§ TASK DIRECTIONS: For the entries below, copy exactly the line that contains "Generate a component" through the line that contains "70, 80, 90];", both ends included, and exclude all pictures.

§ DATA ENTRIES:
-----
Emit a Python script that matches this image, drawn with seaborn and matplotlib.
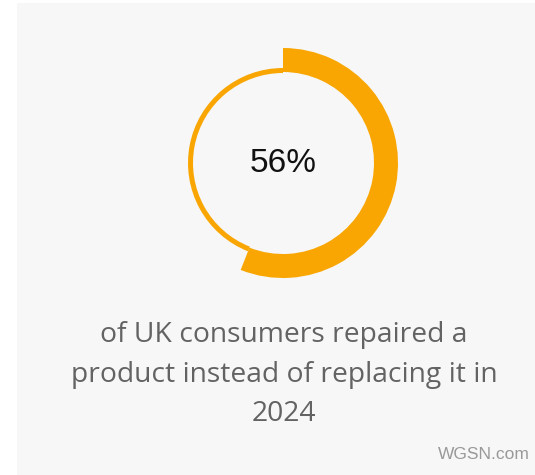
-----
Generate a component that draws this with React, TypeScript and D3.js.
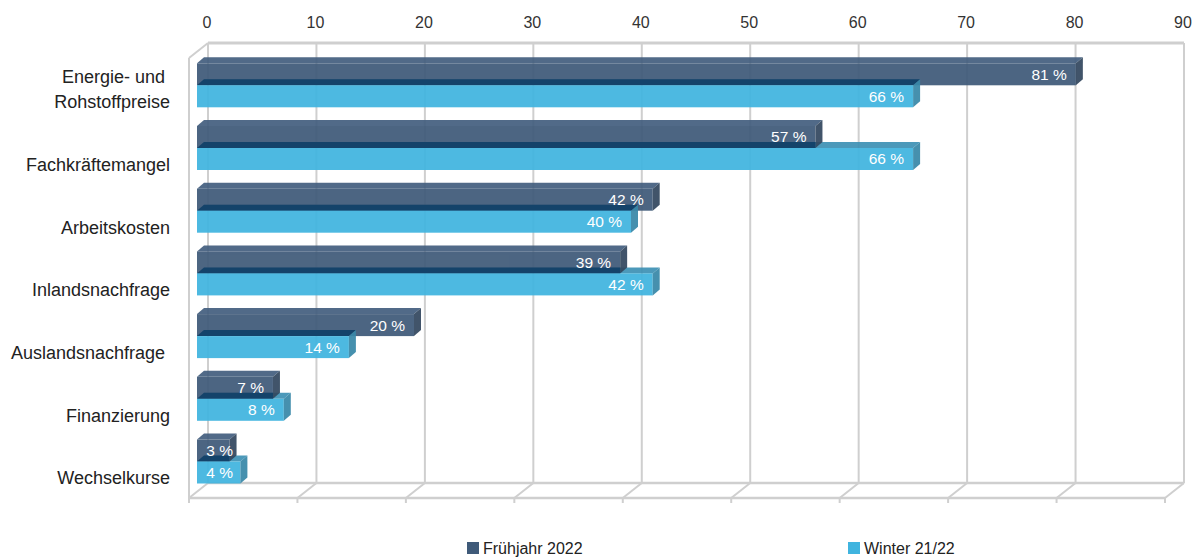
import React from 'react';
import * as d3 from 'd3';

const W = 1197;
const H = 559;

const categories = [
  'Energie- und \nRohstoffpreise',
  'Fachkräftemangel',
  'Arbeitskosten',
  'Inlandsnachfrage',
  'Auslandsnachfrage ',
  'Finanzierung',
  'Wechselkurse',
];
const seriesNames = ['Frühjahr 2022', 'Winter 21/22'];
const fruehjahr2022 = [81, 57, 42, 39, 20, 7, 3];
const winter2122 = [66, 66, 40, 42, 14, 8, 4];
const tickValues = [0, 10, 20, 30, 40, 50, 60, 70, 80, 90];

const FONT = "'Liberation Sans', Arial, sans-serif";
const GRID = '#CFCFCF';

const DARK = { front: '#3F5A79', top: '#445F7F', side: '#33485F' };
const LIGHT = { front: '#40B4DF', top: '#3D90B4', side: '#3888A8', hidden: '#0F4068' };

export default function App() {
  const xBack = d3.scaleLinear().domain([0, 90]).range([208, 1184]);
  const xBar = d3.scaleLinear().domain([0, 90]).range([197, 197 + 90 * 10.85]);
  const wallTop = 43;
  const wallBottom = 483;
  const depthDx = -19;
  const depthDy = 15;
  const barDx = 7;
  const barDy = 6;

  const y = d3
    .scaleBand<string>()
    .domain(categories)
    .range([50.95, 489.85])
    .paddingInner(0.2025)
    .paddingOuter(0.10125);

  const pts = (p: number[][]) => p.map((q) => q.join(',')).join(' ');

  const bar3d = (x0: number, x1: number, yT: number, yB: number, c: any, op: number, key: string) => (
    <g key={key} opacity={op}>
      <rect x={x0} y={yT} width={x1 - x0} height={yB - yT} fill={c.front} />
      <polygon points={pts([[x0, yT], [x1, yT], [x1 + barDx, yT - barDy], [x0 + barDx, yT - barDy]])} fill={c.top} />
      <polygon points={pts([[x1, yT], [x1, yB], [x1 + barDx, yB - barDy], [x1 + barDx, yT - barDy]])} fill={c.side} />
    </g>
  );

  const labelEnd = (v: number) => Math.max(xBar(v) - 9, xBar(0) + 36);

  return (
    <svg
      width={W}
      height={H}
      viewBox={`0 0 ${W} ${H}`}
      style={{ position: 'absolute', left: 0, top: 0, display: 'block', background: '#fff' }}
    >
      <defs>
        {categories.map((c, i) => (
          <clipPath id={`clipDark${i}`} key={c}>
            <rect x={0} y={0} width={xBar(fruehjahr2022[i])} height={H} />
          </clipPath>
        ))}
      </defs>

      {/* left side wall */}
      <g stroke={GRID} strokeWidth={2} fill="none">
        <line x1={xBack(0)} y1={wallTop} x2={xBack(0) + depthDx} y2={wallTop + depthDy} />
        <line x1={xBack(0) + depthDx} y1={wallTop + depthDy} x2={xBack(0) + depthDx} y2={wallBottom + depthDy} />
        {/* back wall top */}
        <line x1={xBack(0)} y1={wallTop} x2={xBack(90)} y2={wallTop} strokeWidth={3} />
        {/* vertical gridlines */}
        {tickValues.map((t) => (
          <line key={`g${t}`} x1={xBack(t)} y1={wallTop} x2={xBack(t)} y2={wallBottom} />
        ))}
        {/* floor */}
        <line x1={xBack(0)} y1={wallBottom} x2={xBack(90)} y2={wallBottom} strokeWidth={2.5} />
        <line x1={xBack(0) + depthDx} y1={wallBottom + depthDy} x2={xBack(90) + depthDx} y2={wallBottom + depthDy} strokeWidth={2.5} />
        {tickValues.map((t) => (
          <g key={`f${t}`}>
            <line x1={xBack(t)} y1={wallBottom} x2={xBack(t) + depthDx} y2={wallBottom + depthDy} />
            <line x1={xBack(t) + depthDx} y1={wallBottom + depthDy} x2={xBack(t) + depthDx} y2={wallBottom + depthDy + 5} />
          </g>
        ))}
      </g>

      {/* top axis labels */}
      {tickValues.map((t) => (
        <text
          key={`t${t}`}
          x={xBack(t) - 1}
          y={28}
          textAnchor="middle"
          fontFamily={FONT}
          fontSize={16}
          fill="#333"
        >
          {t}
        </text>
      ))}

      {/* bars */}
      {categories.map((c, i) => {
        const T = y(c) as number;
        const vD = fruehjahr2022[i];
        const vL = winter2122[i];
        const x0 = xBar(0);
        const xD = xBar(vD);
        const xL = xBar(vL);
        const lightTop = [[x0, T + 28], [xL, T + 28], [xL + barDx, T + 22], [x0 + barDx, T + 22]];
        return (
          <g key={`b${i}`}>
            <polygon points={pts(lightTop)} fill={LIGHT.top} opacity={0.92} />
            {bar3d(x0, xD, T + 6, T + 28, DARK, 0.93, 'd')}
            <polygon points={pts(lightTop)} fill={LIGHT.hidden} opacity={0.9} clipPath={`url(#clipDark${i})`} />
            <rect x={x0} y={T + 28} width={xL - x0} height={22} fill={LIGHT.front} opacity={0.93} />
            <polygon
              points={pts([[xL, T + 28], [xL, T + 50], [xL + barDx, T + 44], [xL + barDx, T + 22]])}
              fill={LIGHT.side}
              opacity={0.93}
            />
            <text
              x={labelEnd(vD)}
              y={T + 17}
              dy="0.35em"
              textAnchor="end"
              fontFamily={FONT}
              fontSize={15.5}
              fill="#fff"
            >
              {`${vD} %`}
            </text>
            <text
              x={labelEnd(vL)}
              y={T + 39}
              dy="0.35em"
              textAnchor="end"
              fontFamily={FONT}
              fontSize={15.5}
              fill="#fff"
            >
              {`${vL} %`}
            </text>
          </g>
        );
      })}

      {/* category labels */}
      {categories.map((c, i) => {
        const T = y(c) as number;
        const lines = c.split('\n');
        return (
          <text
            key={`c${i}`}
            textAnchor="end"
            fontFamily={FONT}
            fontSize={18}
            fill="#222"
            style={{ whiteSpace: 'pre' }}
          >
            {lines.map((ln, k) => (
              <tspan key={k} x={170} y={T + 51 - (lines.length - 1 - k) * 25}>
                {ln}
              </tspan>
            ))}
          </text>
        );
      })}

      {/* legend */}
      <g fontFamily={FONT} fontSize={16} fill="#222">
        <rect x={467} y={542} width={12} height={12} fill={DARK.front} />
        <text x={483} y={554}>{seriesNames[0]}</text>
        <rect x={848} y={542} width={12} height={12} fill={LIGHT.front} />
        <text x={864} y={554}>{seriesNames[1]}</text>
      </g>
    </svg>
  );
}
-----
§ COMPLETED EXERCISE:
Generate a component that draws this with React, TypeScript and D3.js.
import React from 'react';
import * as d3 from 'd3';

const W = 1197;
const H = 559;

const categories = [
  'Energie- und \nRohstoffpreise',
  'Fachkräftemangel',
  'Arbeitskosten',
  'Inlandsnachfrage',
  'Auslandsnachfrage ',
  'Finanzierung',
  'Wechselkurse',
];
const seriesNames = ['Frühjahr 2022', 'Winter 21/22'];
const fruehjahr2022 = [81, 57, 42, 39, 20, 7, 3];
const winter2122 = [66, 66, 40, 42, 14, 8, 4];
const tickValues = [0, 10, 20, 30, 40, 50, 60, 70, 80, 90];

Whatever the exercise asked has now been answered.